Dr. Irene Harris on veterans’ moral injury
Transforming Chaplaincy welcomes guest commentator Dr. J. Irene Harris, who is a psychologist in the Minneapolis VA Health Care System. Dr. Harris is also an Adjunct Assistant Professor of Counseling Psychology and Assistant Professor of Psychiatry at the University of Minnesota. For this Idea in Brief, Dr. Harris comments on Evans WR, Stanley MA, Barrera TL, Exline JJ, Pargament KI, and Teng EJ (2017). “Morally injurious events and psychological distress among veterans: examining the mediating role of religious and spiritual struggles.” Psychological Trauma: Theory, Research, Practice and Policy; published online, November 20, 2017, ahead of print.
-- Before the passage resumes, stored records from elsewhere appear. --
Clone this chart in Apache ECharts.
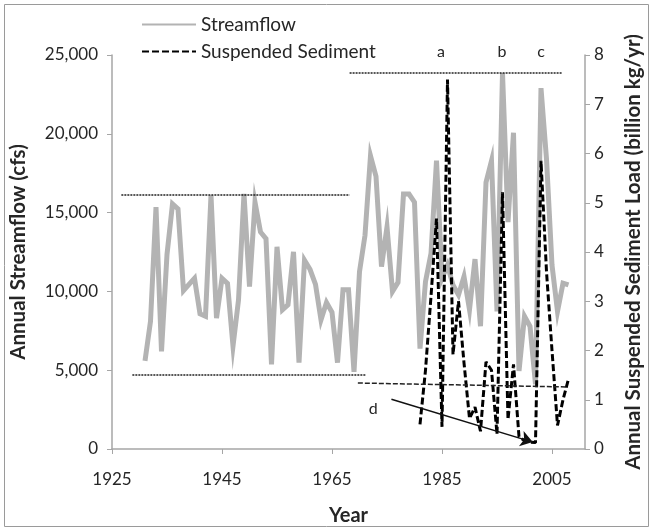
<!DOCTYPE html>
<html>
<head>
<meta charset="utf-8">
<script src="https://cdn.jsdelivr.net/npm/echarts@6/dist/echarts.min.js"></script>
<style>
html,body{margin:0;padding:0;background:#fff;}
#chart{width:653px;height:531px;}
</style>
</head>
<body>
<div id="chart"></div>
<script>
// ---- Data ----
const flowStartYear = 1931;
const streamflow = [
  5590, 8100, 15350, 6200, 12350, 15550, 15240, 10050, 10450, 10830,
  8580, 8420, 16100, 8310, 10830, 10500, 6530, 9450, 16180, 10300,
  15660, 13770, 13350, 5370, 12830, 8830, 9150, 12510, 5480, 11980,
  11400, 10450, 8200, 9300, 8680, 5480, 10100, 10100, 4900, 11250,
  13560, 18600, 17300, 11570, 14090, 10000, 10570, 16180, 16180, 15660,
  6370, 10620, 12400, 18300, 10830, 11670, 10400, 9780, 10940, 8840,
  12050, 7790, 16920, 18280, 8730, 23850, 14400, 20070, 4950, 8420,
  7790, 4110, 22900, 18390, 11670, 8730, 10520, 10410
];
const sedStartYear = 1981;
const sediment = [
  0.5, 1.6, 3.1, 4.68, 0.45, 7.5, 1.92, 3.0, 1.75, 0.62,
  0.85, 0.36, 1.77, 1.6, 0.3, 5.21, 0.6, 1.72, 0.25, 0.17,
  0.14, 0.13, 5.85, 3.6, 2.0, 0.48, 1.0, 1.42
];
const flowYears = streamflow.map((_, i) => flowStartYear + i);
const sedYears = sediment.map((_, i) => sedStartYear + i);

// reference lines (streamflow axis): [x1, y1, x2, y2]
const flowRefLines = [
  [1926.7, 16120, 1968.2, 16120],
  [1928.7, 4700, 1971.2, 4700],
  [1968.2, 23850, 2006.9, 23850]
];
// reference line (sediment axis)
const sedRefLine = [1969.7, 1.34, 2007.8, 1.26];
// arrow "d" (sediment axis)
const arrowD = [1975.8, 1.01, 2001.5, 0.14];
// annotation letters (sediment axis): [year, value, text]
const letters = [
  [1984.8, 8.06, 'a'],
  [1995.9, 8.06, 'b'],
  [2003.0, 8.06, 'c'],
  [1972.5, 0.82, 'd']
];

const FONT = 'Lato';
const TXT = '#262626';
const AXIS = '#a6a6a6';

const chart = echarts.init(document.getElementById('chart'), null, {renderer: 'canvas'});

const option = {
  animation: false,
  textStyle: {fontFamily: FONT, color: TXT},
  grid: {left: 112, right: 68, top: 55, bottom: 79, containLabel: false},
  legend: {
    orient: 'vertical',
    left: 136,
    top: 10,
    itemWidth: 54,
    itemHeight: 14,
    itemGap: 8,
    itemStyle: {opacity: 0},
    textStyle: {fontFamily: FONT, fontSize: 19, color: TXT},
    data: ['Streamflow', 'Suspended Sediment']
  },
  xAxis: {
    type: 'value',
    min: 1925, max: 2011, interval: 20,
    name: 'Year',
    nameLocation: 'middle',
    nameGap: 57,
    nameTextStyle: {fontFamily: FONT, fontSize: 20, fontWeight: 'bold', color: TXT},
    axisLine: {lineStyle: {color: AXIS, width: 1.5}},
    axisTick: {show: true, length: 5, lineStyle: {color: AXIS}},
    axisLabel: {fontSize: 17, color: TXT, margin: 22, showMaxLabel: false,
      formatter: v => ((v - 1925) % 20 === 0 ? String(v) : '')},
    splitLine: {show: false}
  },
  yAxis: [
    {
      type: 'value', min: 0, max: 25000, interval: 5000,
      name: 'Annual Streamflow (cfs)',
      nameLocation: 'middle', nameRotate: 90, nameGap: 83,
      nameTextStyle: {fontFamily: FONT, fontSize: 20.5, fontWeight: 'bold', color: TXT},
      axisLine: {show: true, lineStyle: {color: AXIS, width: 1.5}},
      axisTick: {show: true, length: 5, lineStyle: {color: AXIS}},
      axisLabel: {fontSize: 17, color: TXT, margin: 14,
        formatter: v => v.toLocaleString('en-US')},
      splitLine: {show: false}
    },
    {
      type: 'value', min: 0, max: 8, interval: 1,
      position: 'right',
      name: 'Annual Suspended Sediment Load (billion kg/yr)',
      nameLocation: 'middle', nameRotate: 90, nameGap: 38,
      nameTextStyle: {fontFamily: FONT, fontSize: 20.5, fontWeight: 'bold', color: TXT},
      axisLine: {show: true, lineStyle: {color: AXIS, width: 1.5}},
      axisTick: {show: true, length: 5, lineStyle: {color: AXIS}},
      axisLabel: {fontSize: 17, color: TXT, margin: 9},
      splitLine: {show: false}
    }
  ],
  series: [
    {
      name: 'Streamflow',
      type: 'line',
      yAxisIndex: 0,
      data: flowYears.map((y, i) => [y, streamflow[i]]),
      symbol: 'none',
      lineStyle: {color: '#b3b3b3', width: 5, join: 'miter'},
      itemStyle: {color: '#b3b3b3'},
      z: 2,
      markLine: {
        silent: true, symbol: ['none', 'none'], label: {show: false},
        lineStyle: {color: '#222', type: [2, 1], width: 1.5},
        data: flowRefLines.map(l => [{coord: [l[0], l[1]]}, {coord: [l[2], l[3]]}])
      }
    },
    {
      name: 'Suspended Sediment',
      type: 'line',
      yAxisIndex: 1,
      data: sedYears.map((y, i) => [y, sediment[i]]),
      symbol: 'none',
      lineStyle: {color: '#000', width: 3, type: [7, 3]},
      itemStyle: {color: '#000'},
      z: 3,
      markLine: {
        silent: true, label: {show: false},
        data: [
          [{coord: [sedRefLine[0], sedRefLine[1]], symbol: 'none', lineStyle: {color: '#222', type: [5, 2], width: 1.5}},
           {coord: [sedRefLine[2], sedRefLine[3]], symbol: 'none'}],
          [{coord: [arrowD[0], arrowD[1]], symbol: 'none', lineStyle: {color: '#111', type: 'solid', width: 1.5}},
           {coord: [arrowD[2], arrowD[3]], symbol: 'arrow', symbolSize: 12}]
        ]
      }
    }
  ]
};
chart.setOption(option);

// annotation letters and border
const g = letters.map(a => {
  const p = chart.convertToPixel({xAxisIndex: 0, yAxisIndex: 1}, [a[0], a[1]]);
  return {type: 'text', x: p[0], y: p[1], z: 10,
    style: {text: a[2], fontFamily: FONT, fontSize: 16, fill: TXT, align: 'center', verticalAlign: 'middle'}};
});
g.push({type: 'rect', shape: {x: 4.5, y: 4.5, width: 644, height: 522}, z: -1,
  style: {fill: 'none', stroke: '#9a9a9a', lineWidth: 1}});
chart.setOption({graphic: g});
</script>
</body>
</html>
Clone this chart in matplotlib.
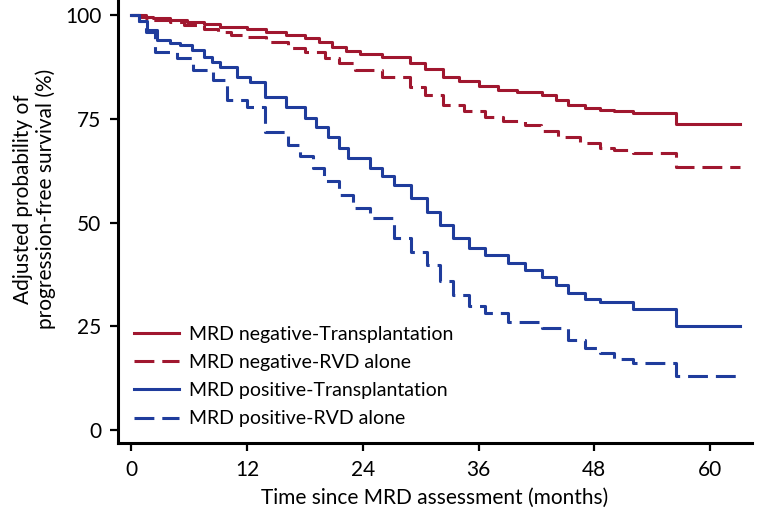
import matplotlib
matplotlib.use("Agg")
import matplotlib.pyplot as plt

# ---- data (months, adjusted PFS %) ----
t_neg_tx = [0, 1, 2.3, 4, 5.8, 7.5, 9.2, 12, 14, 16, 18, 19.5, 20.8, 22.3, 23.7, 26, 28.9, 30.5,
            32.3, 34, 36, 38, 40, 42.6, 44, 45.3, 47, 48.6, 50, 52, 56.5, 63.1]
v_neg_tx = [100, 99.6, 99.3, 98.8, 98.3, 97.7, 97.1, 96.6, 95.9, 95.2, 94.5, 93.4, 92.3, 91.4, 90.6,
            89.8, 88.4, 87, 85.1, 84, 83, 82, 81.4, 80.7, 79.5, 78.3, 77.6, 77.1, 76.8, 76.4, 73.7, 73.7]

t_neg_rvd = [0, 1.5, 2.3, 4, 5.5, 7.5, 9, 10.3, 12, 14, 16.3, 18, 20.1, 21.5, 23.2, 26, 28.9, 30.5,
             32.3, 34.5, 36.7, 38.5, 40.8, 42.5, 44.2, 46.5, 48.6, 50, 52, 56.5, 63.1]
v_neg_rvd = [100, 99.3, 98.8, 98.2, 97.6, 96.6, 96, 95.2, 94.7, 93.5, 92, 91, 89.6, 88.4, 86.7, 85,
             82.7, 80.8, 78.3, 76.8, 75.4, 74.5, 73.5, 72, 70.6, 69.2, 68, 67.4, 66.7, 63.4, 63.4]

t_pos_tx = [0, 0.8, 1.6, 2.7, 4, 5.1, 6.3, 7.5, 8.4, 9.2, 11, 12.3, 13.9, 16, 18, 19.2, 20.4, 21.5,
            22.5, 24.8, 26, 27.2, 29, 30.7, 32, 33.4, 35, 36.7, 39.1, 40.8, 42.6, 44, 45.3, 47, 48.6,
            52, 56.5, 63.1]
v_pos_tx = [100, 98.5, 96.4, 94, 93.2, 92.8, 91.5, 89.9, 88.6, 87.5, 85.1, 83.9, 80.2, 77.8, 75.2,
            73, 70.6, 68, 65.5, 63.1, 61.3, 59, 56, 52.5, 49.3, 46.3, 43.8, 42.2, 40.2, 38.5, 36.9,
            35, 33, 31.5, 30.8, 29.2, 25.1, 25.1]

t_pos_rvd = [0, 0.8, 1.5, 2.5, 4.8, 6.4, 8.5, 9.9, 12, 13.9, 16.3, 17.5, 18.8, 20, 21.5, 23, 24.8,
             27.2, 29, 30.7, 32, 33.4, 35, 36.7, 39.1, 42.6, 45.3, 47, 48.6, 50, 52, 56.5, 63.1]
v_pos_rvd = [100, 98.5, 96, 91.1, 89.6, 86.7, 84.3, 79.5, 77.8, 71.8, 68.7, 66, 63.1, 60, 56.6,
             53.5, 51.1, 46.3, 43, 39.8, 36, 32.5, 30, 28.2, 26, 24.6, 21.7, 19.8, 18.6, 17.2,
             16.1, 13, 13]

labels = ["MRD negative-Transplantation", "MRD negative-RVD alone",
          "MRD positive-Transplantation", "MRD positive-RVD alone"]
x_ticks = [0, 12, 24, 36, 48, 60]
y_ticks = [0, 25, 50, 75, 100]

RED = "#A0172F"
BLUE = "#1F3C9C"

plt.rcParams['font.family'] = ['Lato', 'DejaVu Sans']

fig = plt.figure(figsize=(7.62, 5.28), dpi=100)
ax = fig.add_axes([0.155, 0.161, 0.832, 0.839])

lw = 2.2
dash = (0, (6.5, 2.6))
ax.step(t_neg_tx, v_neg_tx, where='post', color=RED, lw=lw, label=labels[0])
ax.step(t_neg_rvd, v_neg_rvd, where='post', color=RED, lw=lw, linestyle=dash, label=labels[1])
ax.step(t_pos_tx, v_pos_tx, where='post', color=BLUE, lw=lw, label=labels[2])
ax.step(t_pos_rvd, v_pos_rvd, where='post', color=BLUE, lw=lw, linestyle=dash, label=labels[3])

ax.set_xlim(-1.35, 64.35)
ax.set_ylim(-3.1, 103.6)
ax.set_xticks(x_ticks)
ax.set_yticks(y_ticks)
for s in ['top', 'right']:
    ax.spines[s].set_visible(False)
for s in ['left', 'bottom']:
    ax.spines[s].set_linewidth(2.2)
ax.tick_params(axis='both', direction='out', length=6, width=1.6, labelsize=15, pad=6)

ax.set_xlabel("Time since MRD assessment (months)", fontsize=15, labelpad=6)
ax.set_ylabel("Adjusted probability of\nprogression-free survival (%)", fontsize=15,
              linespacing=1.15)
ax.yaxis.set_label_coords(-0.098, 0.55)

leg = ax.legend(loc='lower left', bbox_to_anchor=(0.025, 0.035), frameon=False, fontsize=14,
                handlelength=2.3, handletextpad=0.52, labelspacing=0.58, borderpad=0,
                borderaxespad=0)

fig.savefig("out.png", dpi=100)
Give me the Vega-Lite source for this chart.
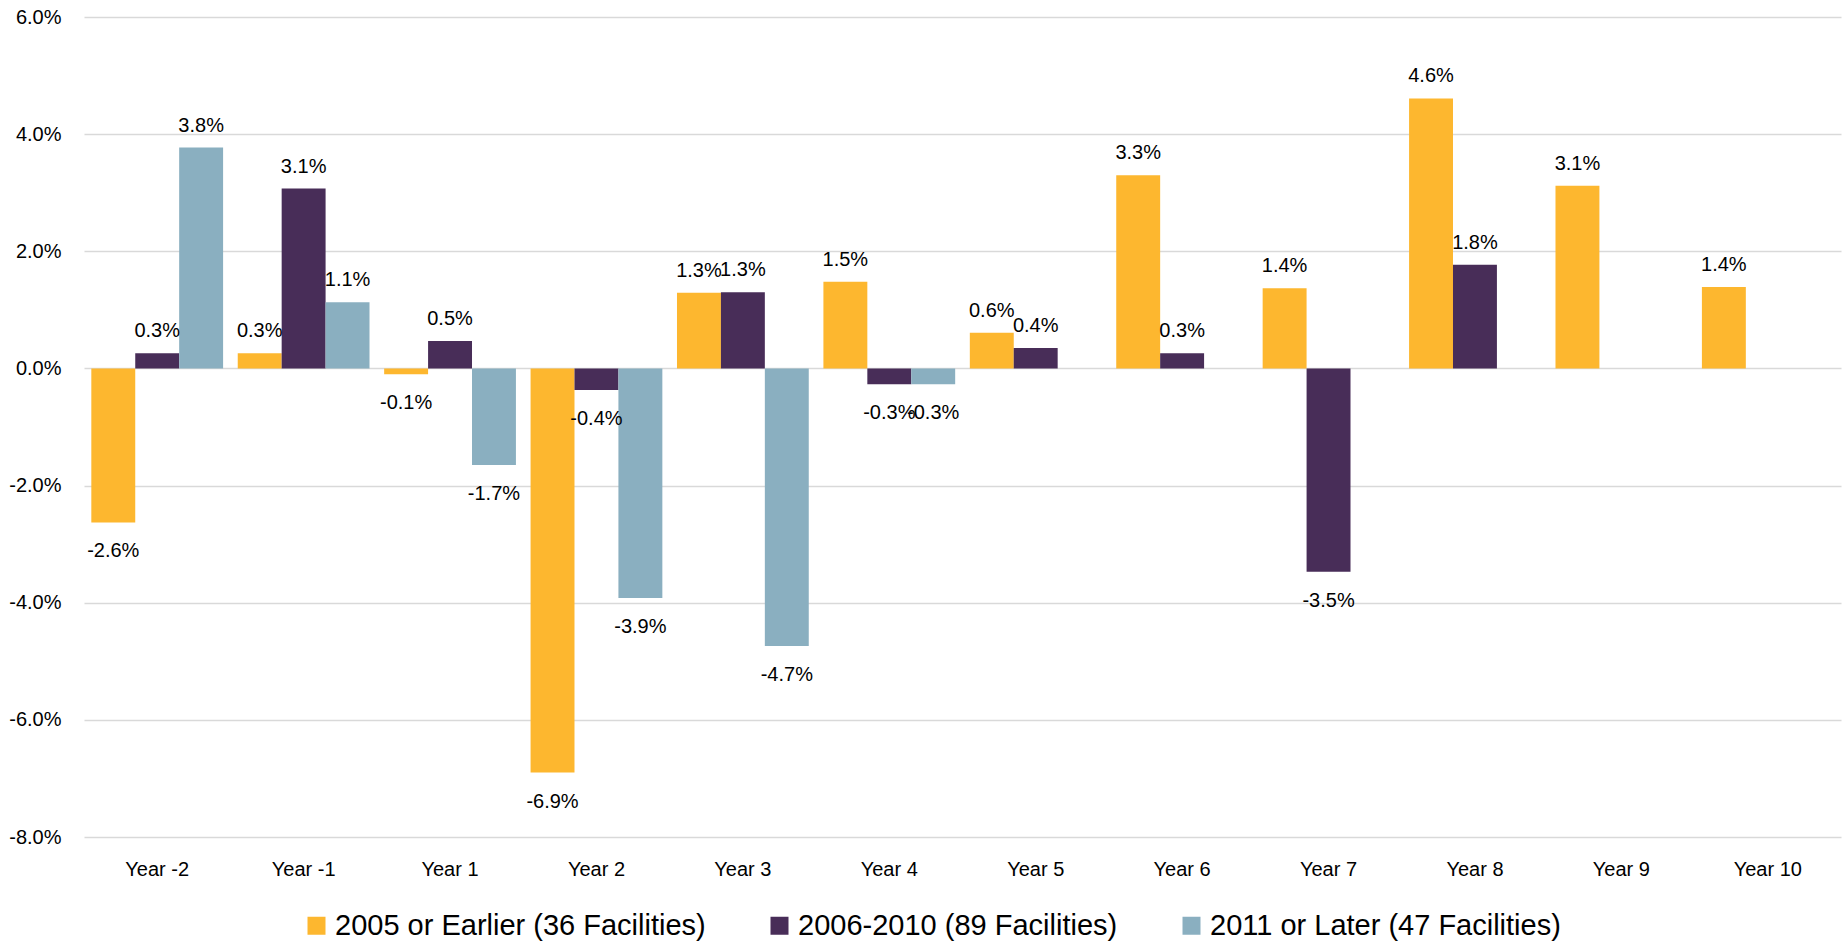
{
  "$schema": "https://vega.github.io/schema/vega-lite/v6.json",
  "width": 1757,
  "height": 820,
  "autosize": {"type": "none"},
  "padding": {"left": 84, "top": 17, "right": 4, "bottom": 104},
  "background": "white",
  "config": {
    "view": {"stroke": null},
    "font": "Liberation Sans",
    "locale": {"number": {"decimal": ".", "thousands": ",", "grouping": [3], "currency": ["$", ""], "minus": "-"}}
  },
  "data": {
    "values": [
      {"year": "Year -2", "series": "2005 or Earlier (36 Facilities)", "value": -0.0263},
      {"year": "Year -2", "series": "2006-2010 (89 Facilities)", "value": 0.0026},
      {"year": "Year -2", "series": "2011 or Later (47 Facilities)", "value": 0.0377},
      {"year": "Year -1", "series": "2005 or Earlier (36 Facilities)", "value": 0.0026},
      {"year": "Year -1", "series": "2006-2010 (89 Facilities)", "value": 0.0307},
      {"year": "Year -1", "series": "2011 or Later (47 Facilities)", "value": 0.0113},
      {"year": "Year 1", "series": "2005 or Earlier (36 Facilities)", "value": -0.001},
      {"year": "Year 1", "series": "2006-2010 (89 Facilities)", "value": 0.0047},
      {"year": "Year 1", "series": "2011 or Later (47 Facilities)", "value": -0.0165},
      {"year": "Year 2", "series": "2005 or Earlier (36 Facilities)", "value": -0.069},
      {"year": "Year 2", "series": "2006-2010 (89 Facilities)", "value": -0.0037},
      {"year": "Year 2", "series": "2011 or Later (47 Facilities)", "value": -0.0392},
      {"year": "Year 3", "series": "2005 or Earlier (36 Facilities)", "value": 0.0129},
      {"year": "Year 3", "series": "2006-2010 (89 Facilities)", "value": 0.013},
      {"year": "Year 3", "series": "2011 or Later (47 Facilities)", "value": -0.0474},
      {"year": "Year 4", "series": "2005 or Earlier (36 Facilities)", "value": 0.0148},
      {"year": "Year 4", "series": "2006-2010 (89 Facilities)", "value": -0.0027},
      {"year": "Year 4", "series": "2011 or Later (47 Facilities)", "value": -0.0027},
      {"year": "Year 5", "series": "2005 or Earlier (36 Facilities)", "value": 0.0061},
      {"year": "Year 5", "series": "2006-2010 (89 Facilities)", "value": 0.0035},
      {"year": "Year 6", "series": "2005 or Earlier (36 Facilities)", "value": 0.033},
      {"year": "Year 6", "series": "2006-2010 (89 Facilities)", "value": 0.0026},
      {"year": "Year 7", "series": "2005 or Earlier (36 Facilities)", "value": 0.0137},
      {"year": "Year 7", "series": "2006-2010 (89 Facilities)", "value": -0.0347},
      {"year": "Year 8", "series": "2005 or Earlier (36 Facilities)", "value": 0.0461},
      {"year": "Year 8", "series": "2006-2010 (89 Facilities)", "value": 0.0177},
      {"year": "Year 9", "series": "2005 or Earlier (36 Facilities)", "value": 0.0312},
      {"year": "Year 10", "series": "2005 or Earlier (36 Facilities)", "value": 0.0139}
    ]
  },
  "encoding": {
    "x": {
      "field": "year",
      "type": "nominal",
      "sort": ["Year -2", "Year -1", "Year 1", "Year 2", "Year 3", "Year 4", "Year 5", "Year 6", "Year 7", "Year 8", "Year 9", "Year 10"],
      "scale": {"paddingInner": 0.1, "paddingOuter": 0.05},
      "axis": {"title": null, "labelAngle": 0, "domain": false, "ticks": false, "grid": false, "labelFontSize": 20, "labelPadding": 22, "labelColor": "#000000", "labelFont": "Liberation Sans"}
    },
    "xOffset": {
      "field": "series",
      "type": "nominal",
      "scale": {"domain": ["2005 or Earlier (36 Facilities)", "2006-2010 (89 Facilities)", "2011 or Later (47 Facilities)"], "paddingInner": 0, "paddingOuter": 0}
    },
    "y": {
      "field": "value",
      "type": "quantitative",
      "scale": {"domain": [-0.08, 0.06], "nice": false},
      "axis": {"title": null, "values": [-0.08, -0.06, -0.04, -0.02, 0, 0.02, 0.04, 0.06], "format": ".1%", "domain": false, "ticks": false, "gridColor": "#D9D9D9", "gridWidth": 1.5, "labelFontSize": 20, "labelPadding": 23, "labelColor": "#000000", "labelFont": "Liberation Sans"}
    }
  },
  "layer": [
    {
      "mark": {"type": "bar"},
      "encoding": {
        "color": {
          "field": "series",
          "type": "nominal",
          "scale": {"domain": ["2005 or Earlier (36 Facilities)", "2006-2010 (89 Facilities)", "2011 or Later (47 Facilities)"], "range": ["#FDB72F", "#482D58", "#8AAFC0"]},
          "legend": {"orient": "none", "legendX": 218, "legendY": 894, "direction": "horizontal", "title": null, "symbolType": "square", "symbolSize": 324, "symbolStrokeWidth": 0, "symbolOpacity": 1, "labelFontSize": 29, "labelFont": "Liberation Sans", "labelColor": "#000000", "labelOffset": 4, "columnPadding": 59, "labelLimit": 0}
        }
      }
    },
    {
      "transform": [{"filter": "datum.value >= 0"}],
      "mark": {"type": "text", "baseline": "alphabetic", "dy": -16, "fontSize": 20, "font": "Liberation Sans", "color": "#000000"},
      "encoding": {"text": {"field": "value", "type": "quantitative", "format": ".1%"}}
    },
    {
      "transform": [{"filter": "datum.value < 0"}],
      "mark": {"type": "text", "baseline": "alphabetic", "dy": 35, "fontSize": 20, "font": "Liberation Sans", "color": "#000000"},
      "encoding": {"text": {"field": "value", "type": "quantitative", "format": ".1%"}}
    }
  ]
}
We thank Dr. Harris for her insight today and encourage chaplains and researchers – even those not working directly with veterans – to explore the article:
Evans et. al. provide a valuable resource for chaplains and mental health providers who are jointly primary responders to moral injury. The article outlines the nature of moral injury, what is known about its etiology, and the relationships between spiritual struggle, moral injury, and mental health outcomes among veterans. These findings likely generalize to military personnel, first responders, and others who survive morally complex traumas, such as abuse from clergy. The primary finding – that spiritual struggles fully mediate the relationship between exposure to potentially morally injurious experiences and anxiety/PTSD – clarifies a potential etiology in the multidimensional environmental and psychological context of moral injury. This finding also clarifies the roles that chaplains need to play in addressing moral injury, and outlines the many types of spiritual distress relevant to treating the phenomenon. The article begins a road map to allowing mental health providers and chaplains to collaborate in the continued quest to assist veterans and others in overcoming the consequences of moral injury.